[Prompt]
Show only lines that include "with".
* START Data to process *
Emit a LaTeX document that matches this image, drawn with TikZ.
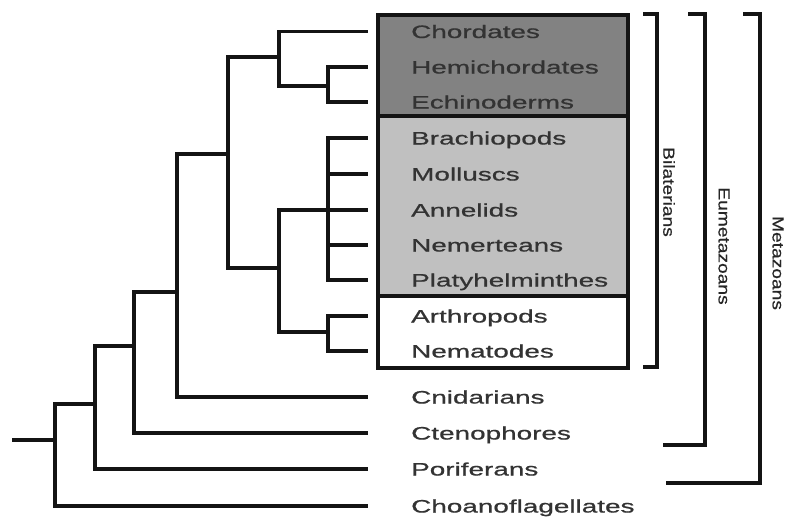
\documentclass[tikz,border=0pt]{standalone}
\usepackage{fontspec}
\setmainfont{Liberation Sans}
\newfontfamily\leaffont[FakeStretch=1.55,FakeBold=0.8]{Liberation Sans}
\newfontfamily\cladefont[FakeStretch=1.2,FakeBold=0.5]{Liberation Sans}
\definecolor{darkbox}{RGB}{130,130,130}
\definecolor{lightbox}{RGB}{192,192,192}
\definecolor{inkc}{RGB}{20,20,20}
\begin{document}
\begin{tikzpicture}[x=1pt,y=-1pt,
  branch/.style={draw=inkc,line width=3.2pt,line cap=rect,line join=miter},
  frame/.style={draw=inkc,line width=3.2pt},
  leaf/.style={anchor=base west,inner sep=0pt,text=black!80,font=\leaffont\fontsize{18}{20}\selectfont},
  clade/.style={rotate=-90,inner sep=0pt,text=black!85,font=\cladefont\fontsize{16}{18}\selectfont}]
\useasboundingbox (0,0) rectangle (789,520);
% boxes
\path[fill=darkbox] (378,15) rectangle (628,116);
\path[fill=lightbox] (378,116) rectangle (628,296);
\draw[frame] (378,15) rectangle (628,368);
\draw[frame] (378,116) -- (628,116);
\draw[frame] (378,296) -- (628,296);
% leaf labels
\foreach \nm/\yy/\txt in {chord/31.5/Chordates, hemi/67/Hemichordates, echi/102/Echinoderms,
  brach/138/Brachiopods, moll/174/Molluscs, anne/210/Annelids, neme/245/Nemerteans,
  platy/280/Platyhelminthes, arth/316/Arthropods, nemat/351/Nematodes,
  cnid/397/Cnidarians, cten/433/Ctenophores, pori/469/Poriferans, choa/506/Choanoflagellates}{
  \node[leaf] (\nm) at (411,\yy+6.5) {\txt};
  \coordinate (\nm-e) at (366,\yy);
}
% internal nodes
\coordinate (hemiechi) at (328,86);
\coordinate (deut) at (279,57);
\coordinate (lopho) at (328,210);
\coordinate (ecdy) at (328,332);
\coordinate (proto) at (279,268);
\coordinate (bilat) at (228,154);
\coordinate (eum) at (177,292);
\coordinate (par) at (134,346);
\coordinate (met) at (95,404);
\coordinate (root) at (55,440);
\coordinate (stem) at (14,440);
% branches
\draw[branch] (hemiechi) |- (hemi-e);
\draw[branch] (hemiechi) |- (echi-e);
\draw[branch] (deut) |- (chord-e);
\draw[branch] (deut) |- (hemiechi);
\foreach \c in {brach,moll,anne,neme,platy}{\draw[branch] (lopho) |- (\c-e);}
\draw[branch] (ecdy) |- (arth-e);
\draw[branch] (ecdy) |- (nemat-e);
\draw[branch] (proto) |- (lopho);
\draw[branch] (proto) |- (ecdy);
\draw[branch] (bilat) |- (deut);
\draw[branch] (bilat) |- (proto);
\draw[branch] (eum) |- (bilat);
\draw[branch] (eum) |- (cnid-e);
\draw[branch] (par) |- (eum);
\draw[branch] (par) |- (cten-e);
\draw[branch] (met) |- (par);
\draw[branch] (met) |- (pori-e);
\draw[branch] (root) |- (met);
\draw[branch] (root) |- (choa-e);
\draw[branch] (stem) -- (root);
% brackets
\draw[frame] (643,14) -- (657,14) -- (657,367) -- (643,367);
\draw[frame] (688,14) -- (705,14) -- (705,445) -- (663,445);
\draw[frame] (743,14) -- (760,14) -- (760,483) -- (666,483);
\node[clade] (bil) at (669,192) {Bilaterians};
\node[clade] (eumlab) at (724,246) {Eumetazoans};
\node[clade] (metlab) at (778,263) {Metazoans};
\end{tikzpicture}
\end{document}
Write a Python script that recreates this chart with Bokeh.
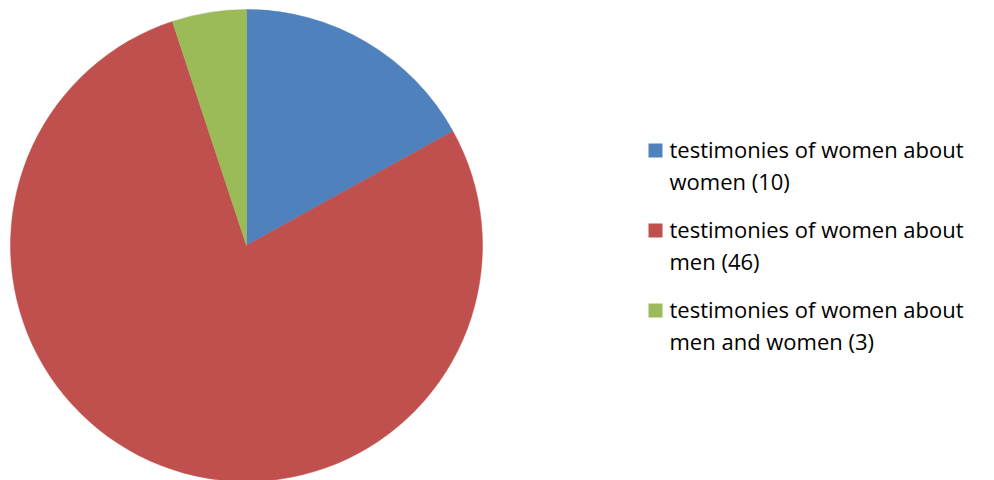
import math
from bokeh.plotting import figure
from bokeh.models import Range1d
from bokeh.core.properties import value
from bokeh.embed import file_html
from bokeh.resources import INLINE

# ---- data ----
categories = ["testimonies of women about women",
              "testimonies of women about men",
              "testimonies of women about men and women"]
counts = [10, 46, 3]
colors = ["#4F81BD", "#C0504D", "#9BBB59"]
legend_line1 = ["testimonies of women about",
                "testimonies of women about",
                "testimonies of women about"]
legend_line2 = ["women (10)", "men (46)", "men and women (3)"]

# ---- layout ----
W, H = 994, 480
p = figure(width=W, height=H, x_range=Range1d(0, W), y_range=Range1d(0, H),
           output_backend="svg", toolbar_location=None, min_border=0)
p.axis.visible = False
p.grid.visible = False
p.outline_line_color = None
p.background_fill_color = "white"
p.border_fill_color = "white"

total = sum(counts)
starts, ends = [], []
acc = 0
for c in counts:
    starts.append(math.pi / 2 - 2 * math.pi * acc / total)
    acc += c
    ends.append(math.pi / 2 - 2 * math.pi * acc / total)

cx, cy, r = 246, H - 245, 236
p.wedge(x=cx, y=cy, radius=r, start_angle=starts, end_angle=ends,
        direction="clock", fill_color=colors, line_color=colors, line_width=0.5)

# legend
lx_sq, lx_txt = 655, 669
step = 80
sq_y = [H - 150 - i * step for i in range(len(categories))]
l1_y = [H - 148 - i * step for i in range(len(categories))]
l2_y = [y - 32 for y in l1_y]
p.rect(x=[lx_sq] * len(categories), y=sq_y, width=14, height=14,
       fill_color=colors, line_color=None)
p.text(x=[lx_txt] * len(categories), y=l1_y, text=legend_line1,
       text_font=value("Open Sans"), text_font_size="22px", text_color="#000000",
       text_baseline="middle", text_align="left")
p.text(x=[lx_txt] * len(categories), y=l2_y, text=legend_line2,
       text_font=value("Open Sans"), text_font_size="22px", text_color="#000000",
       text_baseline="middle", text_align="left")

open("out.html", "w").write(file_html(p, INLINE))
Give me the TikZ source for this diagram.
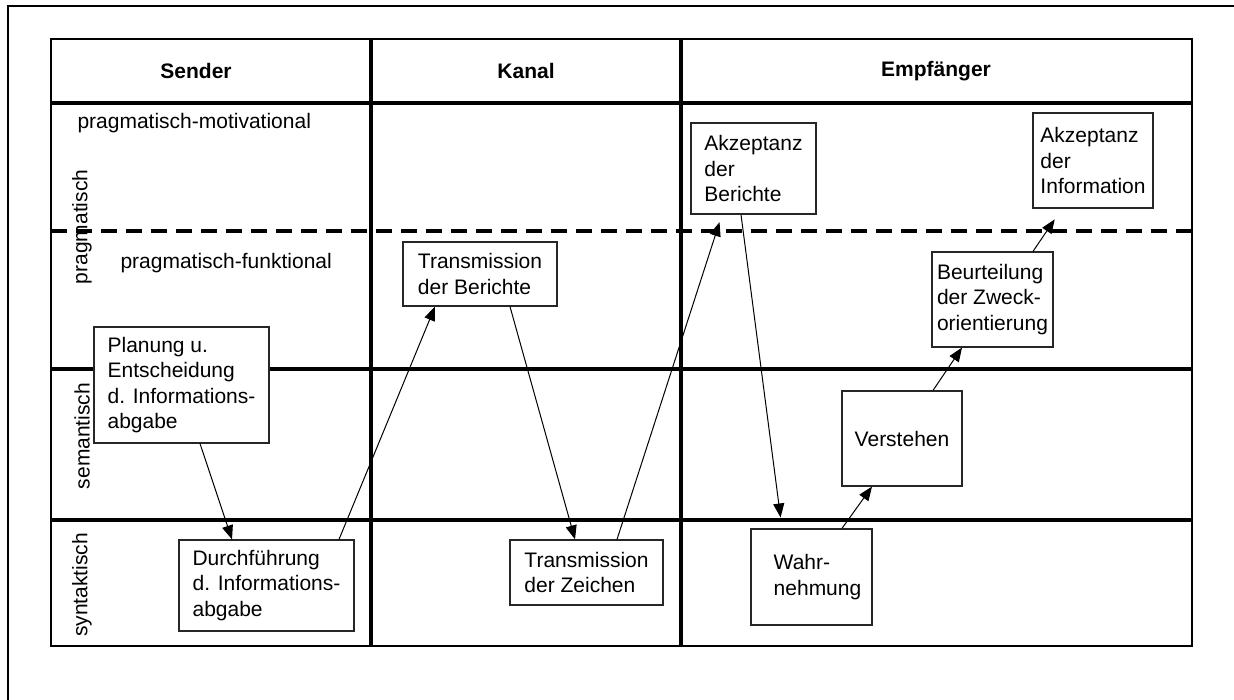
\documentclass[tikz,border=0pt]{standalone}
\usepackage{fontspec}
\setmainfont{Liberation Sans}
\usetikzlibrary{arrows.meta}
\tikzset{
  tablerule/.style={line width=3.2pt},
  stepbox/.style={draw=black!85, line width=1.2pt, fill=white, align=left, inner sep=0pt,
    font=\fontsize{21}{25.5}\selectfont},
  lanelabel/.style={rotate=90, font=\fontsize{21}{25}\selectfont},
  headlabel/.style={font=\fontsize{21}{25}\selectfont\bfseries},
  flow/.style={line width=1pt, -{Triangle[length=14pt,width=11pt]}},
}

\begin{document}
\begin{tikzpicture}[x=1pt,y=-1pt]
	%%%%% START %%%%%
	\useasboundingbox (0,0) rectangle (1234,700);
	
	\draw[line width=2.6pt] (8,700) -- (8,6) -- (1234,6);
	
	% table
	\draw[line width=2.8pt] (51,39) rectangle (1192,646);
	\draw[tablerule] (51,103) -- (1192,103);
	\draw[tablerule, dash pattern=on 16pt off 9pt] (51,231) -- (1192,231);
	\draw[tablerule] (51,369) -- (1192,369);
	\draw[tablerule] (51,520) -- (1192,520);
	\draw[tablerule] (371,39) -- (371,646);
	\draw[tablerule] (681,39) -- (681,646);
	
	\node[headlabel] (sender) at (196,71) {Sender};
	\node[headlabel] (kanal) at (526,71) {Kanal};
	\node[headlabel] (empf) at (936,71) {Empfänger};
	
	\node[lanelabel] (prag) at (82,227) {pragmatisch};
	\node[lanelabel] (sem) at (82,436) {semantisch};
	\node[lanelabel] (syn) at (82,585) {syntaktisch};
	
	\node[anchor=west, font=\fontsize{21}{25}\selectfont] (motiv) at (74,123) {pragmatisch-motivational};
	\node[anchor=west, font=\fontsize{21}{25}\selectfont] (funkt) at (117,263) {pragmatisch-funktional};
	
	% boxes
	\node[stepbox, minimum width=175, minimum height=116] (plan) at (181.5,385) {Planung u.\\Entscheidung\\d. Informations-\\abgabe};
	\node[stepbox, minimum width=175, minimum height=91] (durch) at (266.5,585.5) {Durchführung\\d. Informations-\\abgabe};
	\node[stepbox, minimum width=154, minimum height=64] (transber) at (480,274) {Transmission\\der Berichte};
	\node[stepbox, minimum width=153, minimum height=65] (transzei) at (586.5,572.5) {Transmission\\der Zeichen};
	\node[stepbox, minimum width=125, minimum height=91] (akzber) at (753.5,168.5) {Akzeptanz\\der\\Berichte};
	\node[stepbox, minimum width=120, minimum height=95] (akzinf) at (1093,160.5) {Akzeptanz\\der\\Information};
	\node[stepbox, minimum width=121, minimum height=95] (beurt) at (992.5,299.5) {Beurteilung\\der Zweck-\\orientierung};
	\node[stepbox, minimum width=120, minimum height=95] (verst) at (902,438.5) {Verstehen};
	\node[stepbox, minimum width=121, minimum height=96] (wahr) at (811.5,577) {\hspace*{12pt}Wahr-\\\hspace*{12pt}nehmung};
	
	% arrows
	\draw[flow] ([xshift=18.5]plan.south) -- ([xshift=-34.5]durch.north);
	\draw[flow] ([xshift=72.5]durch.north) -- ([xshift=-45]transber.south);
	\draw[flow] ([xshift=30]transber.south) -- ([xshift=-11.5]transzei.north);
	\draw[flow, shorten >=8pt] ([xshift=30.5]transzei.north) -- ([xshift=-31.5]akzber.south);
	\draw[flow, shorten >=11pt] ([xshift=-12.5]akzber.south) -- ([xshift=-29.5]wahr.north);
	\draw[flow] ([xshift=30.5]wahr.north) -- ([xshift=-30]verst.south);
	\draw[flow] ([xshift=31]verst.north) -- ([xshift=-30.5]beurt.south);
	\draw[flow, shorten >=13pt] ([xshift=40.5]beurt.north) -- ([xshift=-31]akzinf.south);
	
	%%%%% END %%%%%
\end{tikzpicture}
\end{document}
* END Data to process *
[Solution]
Emit a LaTeX document that matches this image, drawn with TikZ.
Write a Python script that recreates this chart with Bokeh.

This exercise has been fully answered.